In what appears to have been an
accident of war, as many as 300
houses were destroyed, local officials
said. They said that 11 people were
wounded and that 30 were missing in
the attack on Tuesday 200 miles
south of this capital, near the Bulgarian border.
NATO released a statement that
acknowledged that its planes struck
a military target in the city, but did
not directly answer questions about
civilian deaths. "NATO aircraft carried out a successful attack against
an army barracks in Surdulica in
southern Yugoslavia," the statement
said. "NATO does not target civilians, but we cannot exclude harm to
civilians or to civilian property during our air operations over Yugoslavia."

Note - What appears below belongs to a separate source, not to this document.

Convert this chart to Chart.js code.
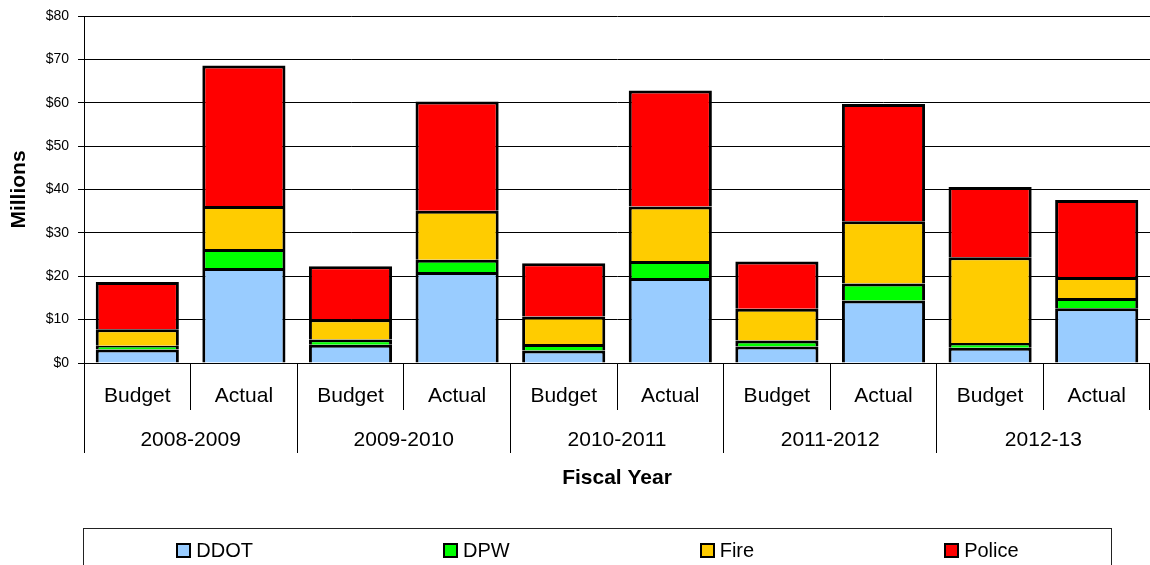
<!DOCTYPE html>
<html>
<head>
<meta charset="utf-8">
<script src="https://cdn.jsdelivr.net/npm/chart.js@4"></script>
<style>
  body { margin: 0; background: #fff; font-family: 'Liberation Sans', Arial, sans-serif; }
  #wrap { position: relative; width: 1150px; height: 565px; overflow: hidden; }
  #legend {
    position: absolute; left: 83px; top: 528px; width: 1029px; height: 60px;
    border: 1px solid #222; box-sizing: border-box;
    display: flex; justify-content: center; align-items: flex-start; gap: 190px;
    padding-top: 9px;
  }
  .item { display: flex; align-items: center; font-size: 20px; color: #000; line-height: 24px; }
  .sw { width: 11px; height: 11px; border: 2px solid #000; margin-right: 5px; }
</style>
</head>
<body>
<div id="wrap">
  <canvas id="myChart"></canvas>
  <div id="legend"></div>
</div>
<script>
let categorias = ['Budget', 'Actual', 'Budget', 'Actual', 'Budget', 'Actual', 'Budget', 'Actual', 'Budget', 'Actual'];
let anios = ['2008-2009', '2009-2010', '2010-2011', '2011-2012', '2012-13'];
let ddot = [3.1, 21.9, 4.2, 21.0, 2.9, 19.6, 3.8, 14.4, 3.5, 12.6];
let dpw = [0.9, 4.4, 1.2, 2.8, 1.5, 3.9, 1.4, 3.9, 1.1, 2.4];
let fire = [3.8, 9.9, 4.7, 11.3, 6.3, 12.6, 7.3, 14.4, 19.8, 4.8];
let police = [10.9, 32.4, 12.2, 25.2, 12.3, 26.7, 10.9, 27.0, 16.2, 17.8];
let yTicks = [0, 10, 20, 30, 40, 50, 60, 70, 80];

const fuente = "'Liberation Sans', Arial, sans-serif";

function serie(nombre, datos, color) {
    return {
        label: nombre,
        data: datos,
        backgroundColor: color,
        borderColor: '#000',
        borderWidth: 3,
        barPercentage: 0.78,
        categoryPercentage: 1
    };
}

let ctx = document.getElementById('myChart').getContext('2d');
let myChart = new Chart(ctx, {
    type: 'bar',
    data: {
        labels: categorias,
        datasets: [
            serie('DDOT', ddot, '#99CCFF'),
            serie('DPW', dpw, '#00FF00'),
            serie('Fire', fire, '#FFCC00'),
            serie('Police', police, '#FF0000')
        ]
    },
    options: {
        responsive: true,
        maintainAspectRatio: false,
        animation: false,
        layout: { padding: { top: 16, left: 0, right: 0, bottom: 75 } },
        plugins: {
            legend: { display: false },
            tooltip: { enabled: false }
        },
        scales: {
            x: {
                stacked: true,
                offset: true,
                afterFit: (s) => { s.height = 47; },
                grid: { offset: true, drawOnChartArea: false, color: '#000', tickLength: 47 },
                border: { color: '#000' },
                ticks: {
                    color: '#000', padding: -28, maxRotation: 0, autoSkip: false,
                    font: { family: fuente, size: 21, lineHeight: '28px' }
                }
            },
            x2: {
                type: 'category',
                position: 'bottom',
                labels: anios,
                offset: true,
                afterFit: (s) => { s.height = 80; },
                grid: { offset: true, drawOnChartArea: false, color: '#000', tickLength: 43 },
                border: { display: false },
                ticks: {
                    color: '#000', padding: -26, maxRotation: 0, autoSkip: false,
                    font: { family: fuente, size: 21, lineHeight: '26px' }
                },
                title: {
                    display: true, text: 'Fiscal Year', color: '#000',
                    font: { family: fuente, size: 21, weight: 'bold', lineHeight: '24px' },
                    padding: { top: 13, bottom: 0 }
                }
            },
            y: {
                stacked: true,
                min: 0,
                max: 80,
                afterFit: (s) => { s.width = 84; },
                afterBuildTicks: (s) => { s.ticks = yTicks.map(v => ({ value: v })); },
                grid: { color: '#000', lineWidth: 1, tickLength: 6 },
                border: { color: '#000' },
                ticks: {
                    color: '#000', padding: 9,
                    font: { family: fuente, size: 14, lineHeight: 1 },
                    callback: (v) => '$' + v
                },
                title: {
                    display: true, text: 'Millions', color: '#000',
                    font: { family: fuente, size: 21, weight: 'bold' },
                    padding: { top: 7, bottom: 0 }
                }
            }
        }
    }
});

// leyenda en html a partir de los datasets
let leyenda = document.getElementById('legend');
myChart.data.datasets.forEach(ds => {
    let item = document.createElement('div');
    item.className = 'item';
    let sw = document.createElement('span');
    sw.className = 'sw';
    sw.style.background = ds.backgroundColor;
    item.appendChild(sw);
    item.appendChild(document.createTextNode(ds.label));
    leyenda.appendChild(item);
});
</script>
</body>
</html>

As NATO has intensified its attacks, the numbers of civilian casualties and incidents of misdirected weapons have grown. If the Surdulica figures are confirmed, the strike
would be among the worst cases of
civilian casualties, ranking with the
deaths of Albanian refugees in a column in Kosovo and the bombings of a
passenger train in Grdelica and of a
residential area in Aleksinac.
"One-third of the town was totally
destroyed," a town official, Miroslav
Stojiljkovic, told a reporter from
Reuters Television, whom the Serbian police escorted to the scene. "Between 200 and 300 families have been
left without roofs over their heads."
He said that an army barracks
one and a half miles from the town
had not been hit and that another
barracks 500 yards from the destruction was bombed and ruined on April
6. Another military installation is
four miles away, residents said.
State television quoted local officials as having said they had recovered 20 bodies and feared that others
would be found. The Beta news agency reported that a health center and
water supplies were hit.
A reporter for The Associated
Press, taken to the scene by the
police, saw 50 houses destroyed and
600 damaged. Rescue workers said
11 people, including five children,
were believed trapped in a basement.
A reporter for Serbian state television said 11 missiles hit at midday.
At least five large explosions were
heard from 1 to 2 o'clock Wednesday morning in and around Belgrade.